23rd Secretary of the Senate of the Philippines
- In office February 2, 2026 – May 18, 2026
- Preceded by: Renato Bantug Jr.
- Succeeded by: Jose Luis Montales

Presidential Adviser on Legislative Affairs and Head of Presidential Legislative Liaison Office
- In office August 23, 2022 – June 19, 2025
- President: Bongbong Marcos
- Preceded by: Irene Afortunado (OIC)
- Succeeded by: Adrian Bersamin

Secretary General of the House of Representatives of the Philippines
- In office November 18, 2020 – July 25, 2022
- Preceded by: Jose Luis Montales
- Succeeded by: Reginald Velasco

Member of the Philippine House of Representatives from Batangas' 4th District
- In office June 30, 2007 – June 30, 2016
- Preceded by: Oscar L. Gozos
- Succeeded by: Lianda Bolilia

Personal details
- Born: August 29, 1973 (age 52)
- Party: NPC (2007–present)
- Parent: Leandro Mendoza (father)
- Occupation: Politician

= Mark Llandro Mendoza =

Filipino politician and Secretary of the Senate of the Philippines (born 1973)
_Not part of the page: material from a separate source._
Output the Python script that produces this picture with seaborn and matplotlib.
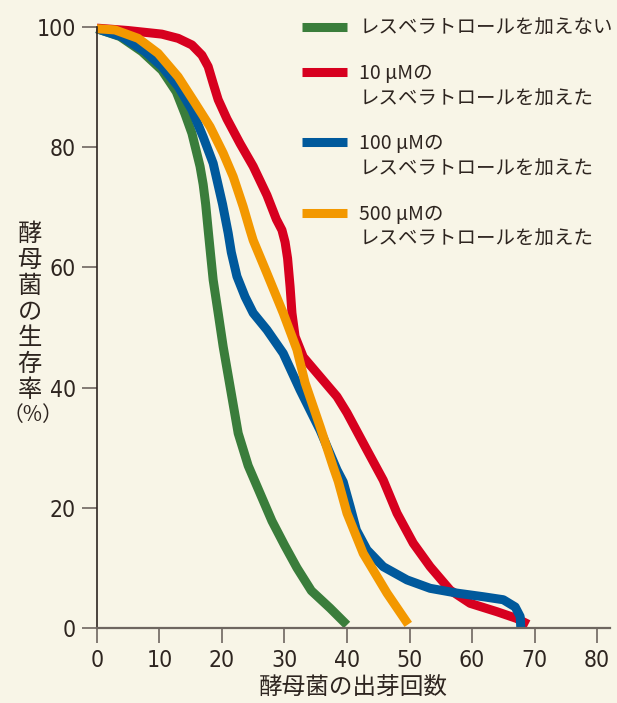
import pandas as pd
import matplotlib.pyplot as plt
import seaborn as sns
from matplotlib import font_manager as fm
from matplotlib.lines import Line2D

# 酵母菌の生存曲線
green_x = [0, 3.7, 7.2, 10.4, 12.7, 14.1, 15.2, 16.5, 17.0, 17.4, 17.8, 18.2, 18.6, 19.4, 20.2, 21.3, 22.6, 24.2, 26.1, 28, 30,
           32, 34.3, 37.3, 40]
green_y = [99.7, 98.4, 95.9, 92.8, 89.2, 85.5, 82.3, 76.8, 73.8, 70.5, 66.2, 62, 57.9, 52.4, 46.8, 40.2, 32.4, 27, 22.4, 17.8, 13.8,
           10, 6.2, 3.3, 0.5]

red_x = [0, 5, 10.4, 13, 15.2, 16.8, 17.8, 18.6, 19.4, 20.8, 22.9, 25, 27.2, 28.7, 29.6, 30.1, 30.5, 30.9, 31.2, 31.7, 33, 35.7,
         38.4, 40, 43.2, 45.8, 48, 50.6, 53.3, 56.5, 59.7, 64, 67.1, 69]
red_y = [99.8, 99.4, 98.8, 98.1, 97, 95.3, 93.4, 90.6, 87.9, 84.7, 80.6, 76.8, 72, 68, 66.2, 64.2, 61.5, 56.8, 52.4, 48.5, 45.1, 41.8,
         38.5, 35.8, 29.6, 24.6, 19.1, 14.1, 10.2, 6.3, 4.1, 2.7, 1.6, 0.6]

blue_x = [0, 3.95, 7.7, 10.4, 13, 15.2, 17, 18.6, 20.1, 21, 21.5, 22.4, 23.7, 25, 27.2, 29.8, 32.5, 35.7, 38.4, 39.4, 40.5, 41.5,
          43.2, 45.8, 49.6, 53.3, 57.6, 61.8, 65, 66.9, 67.7, 67.8]
blue_y = [99.7, 98.4, 95.9, 93.4, 90.1, 86.2, 81.7, 77.3, 70.5, 65.7, 62.5, 58.5, 55.1, 52.4, 49.6, 45.7, 39.6, 32.9, 26.3, 24.3, 20.2, 16.3,
          13, 10.2, 8, 6.6, 5.8, 5.2, 4.7, 3.5, 1.9, 0]

orange_x = [0, 2.9, 6.6, 9.8, 13, 15.6, 18.1, 20.2, 21.8, 23.4, 24.5, 25, 27.2, 29.8, 32, 33.3, 35.7, 37.8, 38.6, 40, 42.6,
            46.4, 49.8]
orange_y = [99.7, 99.5, 98.1, 95.6, 91.7, 87.5, 83.4, 79, 75.1, 70.1, 66.2, 64.5, 59, 52.4, 46.3, 40.8, 33.5, 26.8, 24.4, 19.1, 12.4,
            5.8, 0.6]

labels = ["レスベラトロールを加えない", "10 μMの", "100 μMの", "500 μMの"]
line2 = "レスベラトロールを加えた"
colors = ["#3a7d3b", "#d7001f", "#00599c", "#f39800"]

frames = []
for lab, xs, ys in zip(labels, [green_x, red_x, blue_x, orange_x], [green_y, red_y, blue_y, orange_y]):
    frames.append(pd.DataFrame({"n": xs, "surv": ys, "group": lab}))
df = pd.concat(frames, ignore_index=True)

bg = "#f8f5e7"
ink = "#2e2520"

# narrow font for the numbers, if one is installed
narrow = None
for f in fm.fontManager.ttflist:
    fn = f.fname.lower()
    if ("narrow" in fn or "condensed" in fn) and not any(k in fn for k in ("bold", "italic", "oblique")):
        narrow = f.fname
        break

sns.set_style("ticks")
plt.rcParams["font.family"] = ["Noto Sans CJK JP", "DejaVu Sans"]

fig = plt.figure(figsize=(6.17, 7.03), dpi=100, facecolor=bg)
ax = fig.add_axes([0.157, 0.1067, 0.831, 0.855])
ax.set_facecolor(bg)

sns.lineplot(data=df, x="n", y="surv", hue="group", palette=dict(zip(labels, colors)),
             sort=False, estimator=None, linewidth=6.5, legend=False, ax=ax)
for ln in ax.lines:
    ln.set_clip_on(False)
    ln.set_solid_capstyle("butt")
    ln.set_solid_joinstyle("round")

ax.set_xlim(0, 82)
ax.set_ylim(0, 100)
ax.set_xticks(range(0, 81, 10))
ax.set_yticks(range(0, 101, 20))
sns.despine(ax=ax)
ax.spines["left"].set_bounds(0, 100)
ax.spines["left"].set_color(ink)
ax.spines["bottom"].set_color("#6e6660")
ax.spines["left"].set_linewidth(1.2)
ax.spines["bottom"].set_linewidth(1.6)
ax.tick_params(axis="both", length=11, width=1.2, color="#6e6660", pad=4, labelsize=16, labelcolor=ink)
if narrow:
    for t in ax.get_xticklabels() + ax.get_yticklabels():
        t.set_fontproperties(fm.FontProperties(fname=narrow, size=16.5))

ax.set_xlabel("酵母菌の出芽回数", fontsize=17, color=ink, labelpad=3)
ax.set_ylabel("酵\n母\n菌\nの\n生\n存\n率", rotation=0, fontsize=17.5, color=ink,
              ha="center", va="center", linespacing=1.0)
ax.yaxis.set_label_coords(-0.131, 0.526)
ax.text(-0.125, 0.354, "（%）", transform=ax.transAxes, ha="center", va="center",
        fontsize=15, color=ink)

# legend: handle sits on the first line of each label, blank rows between entries
blank = Line2D([], [], color="none")
handles = [Line2D([], [], color=c, linewidth=6.5, solid_capstyle="butt") for c in colors]
leg_h = [handles[0], blank, handles[1], blank, blank, handles[2], blank, blank, handles[3], blank]
leg_l = [labels[0], "", labels[1], line2, "", labels[2], line2, "", labels[3], line2]
leg = ax.legend(leg_h, leg_l, loc="upper left", bbox_to_anchor=(302 / 617, 1 - 18 / 703),
                bbox_transform=fig.transFigure, frameon=False, fontsize=14, handlelength=2.3,
                handleheight=0.85, handletextpad=0.65, borderpad=0, borderaxespad=0, labelspacing=0.22)
for t in leg.get_texts():
    t.set_color(ink)
    if t.get_text() == "":
        t.set_fontsize(1)

fig.savefig("out.png", dpi=100, facecolor=bg)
Mark Llandro "Dong" Latorre Mendoza (born August 29, 1973) is a Filipino politician. He served as the Secretary of the Senate of the Philippines from February to May 2026, and as the Secretary-General of the House of Representatives from 2020 to 2022. He was a member of the cabinet of President Bongbong Marcos serving the Presidential Adviser on Legislative Affairs and head of the Presidential Legislative Liaison Office until 2025.

== Political career ==
A member of the Nationalist People's Coalition, he previously served as the Secretary General of the House of Representatives of the Philippines under the speakership of Marinduque lone district representative Lord Allan Velasco. He also served as a member of the House of Representatives representing the 4th district of Batangas from 2007 to 2016. He also unsuccessfully ran for governor of Batangas in 2016 and for a comeback to the Congress as representative of the same district in 2019.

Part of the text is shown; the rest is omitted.